Quality of Experience is the user-centric measure of a streaming service. It is composed of several measurable dimensions: how fast the video starts (startup time), how often it pauses to buffer (rebuffer ratio), how many viewers abandon before any frame plays (exits before video start), the average video bitrate watched (a proxy for picture quality), the number of ABR quality switches per session (a proxy for visual disturbance), and the rate of playback errors. Together these tell the operator how viewers experienced the service.
QoE is distinct from QoS (Quality of Service), which measures network and infrastructure metrics — bandwidth, latency, packet loss. A network with great QoS can still produce bad QoE if the encoder is wasting bits or the ABR algorithm panics. Conversely, a network with mediocre QoS can produce acceptable QoE if the pipeline is well-tuned to absorb its limitations. The pivot from QoS to QoE in industry thinking happened roughly 2010–2014, driven by Conviva research showing that engagement correlated with experience metrics far more than with network metrics.

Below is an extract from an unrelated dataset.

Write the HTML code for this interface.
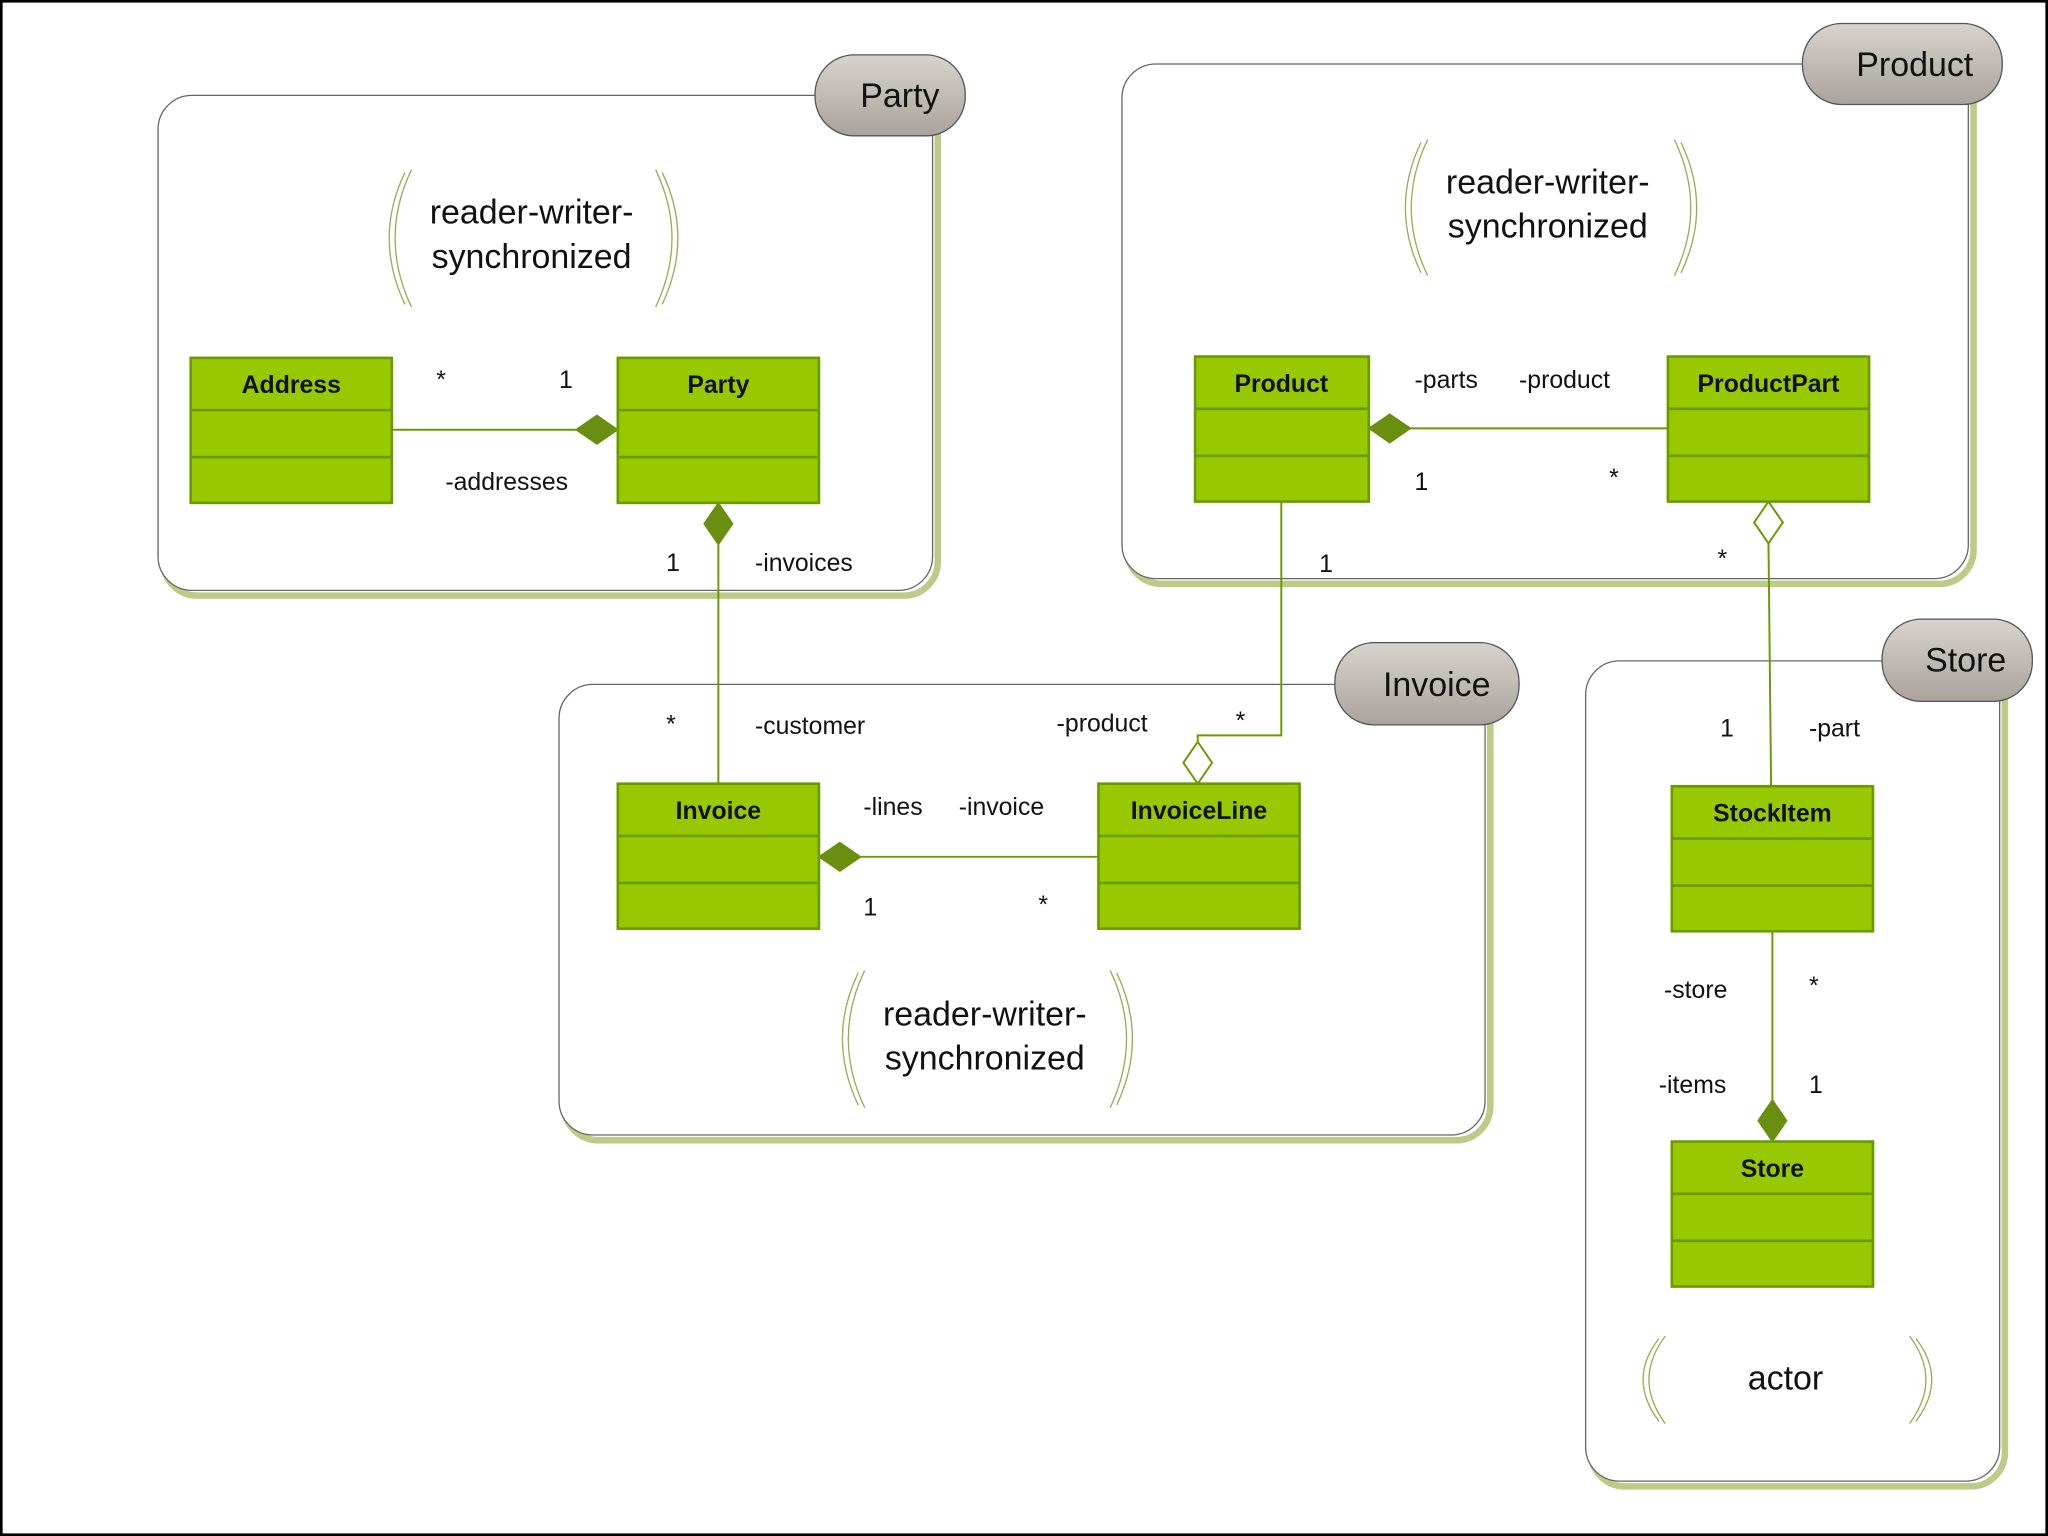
<!DOCTYPE html>
<html><head><meta charset="utf-8"><style>
html,body{margin:0;padding:0;background:#fff}
svg{display:block}
text{font-family:"Liberation Sans",sans-serif}
.lbl{font-size:19px;fill:#111}
.big{font-size:26px;fill:#111}
.cls{font-size:19px;font-weight:bold;fill:#111}
</style></head><body>
<svg width="2048" height="1536" viewBox="0 0 1568 1176" xmlns="http://www.w3.org/2000/svg">
<defs>
<linearGradient id="tg" x1="0" y1="0" x2="0" y2="1"><stop offset="0" stop-color="#d8d3cd"/><stop offset="1" stop-color="#a9a39c"/></linearGradient>
</defs>
<rect x="1" y="1" width="1566" height="1174" fill="#fff" stroke="#000" stroke-width="2"/>

<!-- packages: shadow then frame -->
<g fill="none">
<rect x="125" y="77" width="593" height="379" rx="26" stroke="#bccb86" stroke-width="5"/>
<rect x="121" y="73" width="593" height="379" rx="26" fill="#fff" stroke="#666" stroke-width="1"/>
<rect x="863" y="53" width="648" height="394" rx="26" stroke="#bccb86" stroke-width="5"/>
<rect x="859" y="49" width="648" height="394" rx="26" fill="#fff" stroke="#666" stroke-width="1"/>
<rect x="432" y="528" width="709" height="345" rx="26" stroke="#bccb86" stroke-width="5"/>
<rect x="428" y="524" width="709" height="345" rx="26" fill="#fff" stroke="#666" stroke-width="1"/>
<rect x="1218" y="510" width="317" height="628" rx="26" stroke="#bccb86" stroke-width="5"/>
<rect x="1214" y="506" width="317" height="628" rx="26" fill="#fff" stroke="#666" stroke-width="1"/>
</g>
<!-- tabs -->
<rect x="624" y="42" width="115" height="62" rx="30" fill="url(#tg)" stroke="#555"/>
<text x="689" y="82" class="big" text-anchor="middle">Party</text>
<rect x="1380" y="18" width="153" height="62" rx="30" fill="url(#tg)" stroke="#555"/>
<text x="1466" y="58" class="big" text-anchor="middle">Product</text>
<rect x="1022" y="492" width="141" height="63" rx="30" fill="url(#tg)" stroke="#555"/>
<text x="1100" y="533" class="big" text-anchor="middle">Invoice</text>
<rect x="1441" y="474" width="115" height="63" rx="30" fill="url(#tg)" stroke="#555"/>
<text x="1505" y="514" class="big" text-anchor="middle">Store</text>

<!-- brackets -->
<g fill="none" stroke="#9aaa55" stroke-width="1">
<path d="M315 130 Q290 182 315 235"/><path d="M310 132 Q286 182 310 233"/>
<path d="M502 130 Q527 182 502 235"/><path d="M507 132 Q531 182 507 233"/>
<path d="M1093 107 Q1068 159 1093 211"/><path d="M1088 109 Q1064 159 1088 209"/>
<path d="M1282 107 Q1307 159 1282 211"/><path d="M1287 109 Q1311 159 1287 209"/>
<path d="M662 743 Q637 795 662 848"/><path d="M657 745 Q633 795 657 846"/>
<path d="M850 743 Q875 795 850 848"/><path d="M855 745 Q879 795 855 846"/>
<path d="M1275 1023 Q1250 1056 1275 1090"/><path d="M1270 1025 Q1246 1056 1270 1088"/>
<path d="M1462 1023 Q1487 1056 1462 1090"/><path d="M1467 1025 Q1491 1056 1467 1088"/>
</g>
<text x="407" y="171" class="big" text-anchor="middle">reader-writer-</text>
<text x="407" y="205" class="big" text-anchor="middle">synchronized</text>
<text x="1185" y="148" class="big" text-anchor="middle">reader-writer-</text>
<text x="1185" y="182" class="big" text-anchor="middle">synchronized</text>
<text x="754" y="785" class="big" text-anchor="middle">reader-writer-</text>
<text x="754" y="819" class="big" text-anchor="middle">synchronized</text>
<text x="1367" y="1064" class="big" text-anchor="middle">actor</text>

<!-- connectors -->
<g stroke="#6a9a00" stroke-width="1.5" fill="none">
<line x1="300" y1="329" x2="441" y2="329"/>
<line x1="550" y1="417" x2="550" y2="600"/>
<line x1="1080" y1="328" x2="1277" y2="328"/>
<polyline points="981,384 981,563 917,563 917,568"/>
<line x1="1354" y1="416" x2="1356" y2="602"/>
<line x1="659" y1="656" x2="841" y2="656"/>
<line x1="1357" y1="713" x2="1357" y2="842"/>
</g>
<g fill="#6a8f10" stroke="#6a8f10">
<polygon points="441,329 457,318 473,329 457,340"/>
<polygon points="550,385 561,401 550,417 539,401"/>
<polygon points="1048,328 1064,317 1080,328 1064,339"/>
<polygon points="627,656 643,645 659,656 643,667"/>
<polygon points="1357,842 1368,858 1357,874 1346,858"/>
</g>
<g fill="#fff" stroke="#6a9a00" stroke-width="1.5">
<polygon points="917,568 928,584 917,600 906,584"/>
<polygon points="1354,384 1365,400 1354,416 1343,400"/>
</g>

<!-- classes -->
<g fill="#97c800" stroke="#6a9a00" stroke-width="2">
<rect x="146" y="274" width="154" height="111"/><line x1="146" y1="314" x2="300" y2="314"/><line x1="146" y1="350" x2="300" y2="350"/>
<rect x="473" y="274" width="154" height="111"/><line x1="473" y1="314" x2="627" y2="314"/><line x1="473" y1="350" x2="627" y2="350"/>
<rect x="915" y="273" width="133" height="111"/><line x1="915" y1="313" x2="1048" y2="313"/><line x1="915" y1="349" x2="1048" y2="349"/>
<rect x="1277" y="273" width="154" height="111"/><line x1="1277" y1="313" x2="1431" y2="313"/><line x1="1277" y1="349" x2="1431" y2="349"/>
<rect x="473" y="600" width="154" height="111"/><line x1="473" y1="640" x2="627" y2="640"/><line x1="473" y1="676" x2="627" y2="676"/>
<rect x="841" y="600" width="154" height="111"/><line x1="841" y1="640" x2="995" y2="640"/><line x1="841" y1="676" x2="995" y2="676"/>
<rect x="1280" y="602" width="154" height="111"/><line x1="1280" y1="642" x2="1434" y2="642"/><line x1="1280" y1="678" x2="1434" y2="678"/>
<rect x="1280" y="874" width="154" height="111"/><line x1="1280" y1="914" x2="1434" y2="914"/><line x1="1280" y1="950" x2="1434" y2="950"/>
</g>
<text x="223" y="301" class="cls" text-anchor="middle">Address</text>
<text x="550" y="301" class="cls" text-anchor="middle">Party</text>
<text x="981" y="300" class="cls" text-anchor="middle">Product</text>
<text x="1354" y="300" class="cls" text-anchor="middle">ProductPart</text>
<text x="550" y="627" class="cls" text-anchor="middle">Invoice</text>
<text x="918" y="627" class="cls" text-anchor="middle">InvoiceLine</text>
<text x="1357" y="629" class="cls" text-anchor="middle">StockItem</text>
<text x="1357" y="901" class="cls" text-anchor="middle">Store</text>

<!-- labels -->
<text x="334" y="297" class="lbl">*</text>
<text x="428" y="297" class="lbl">1</text>
<text x="341" y="375" class="lbl">-addresses</text>
<text x="510" y="437" class="lbl">1</text>
<text x="578" y="437" class="lbl">-invoices</text>
<text x="510" y="561" class="lbl">*</text>
<text x="578" y="562" class="lbl">-customer</text>
<text x="1083" y="297" class="lbl">-parts</text>
<text x="1163" y="297" class="lbl">-product</text>
<text x="1083" y="375" class="lbl">1</text>
<text x="1232" y="372" class="lbl">*</text>
<text x="1010" y="438" class="lbl">1</text>
<text x="1315" y="434" class="lbl">*</text>
<text x="809" y="560" class="lbl">-product</text>
<text x="946" y="558" class="lbl">*</text>
<text x="661" y="624" class="lbl">-lines</text>
<text x="734" y="624" class="lbl">-invoice</text>
<text x="661" y="701" class="lbl">1</text>
<text x="795" y="699" class="lbl">*</text>
<text x="1317" y="564" class="lbl">1</text>
<text x="1385" y="564" class="lbl">-part</text>
<text x="1274" y="764" class="lbl">-store</text>
<text x="1385" y="761" class="lbl">*</text>
<text x="1270" y="837" class="lbl">-items</text>
<text x="1385" y="837" class="lbl">1</text>
</svg>
</body></html>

QoE is the metric that connects engineering work to business outcomes. Lower rebuffer ratio → longer sessions → more ad impressions and lower churn. Faster startup → fewer abandoned sessions → more revenue per viewer. Every QoE improvement project at every OTT eventually maps to one of these business levers. The whole industry of dedicated video analytics (Conviva, Mux Data, Bitmovin Analytics, NPAW) exists to make QoE measurable and improvable.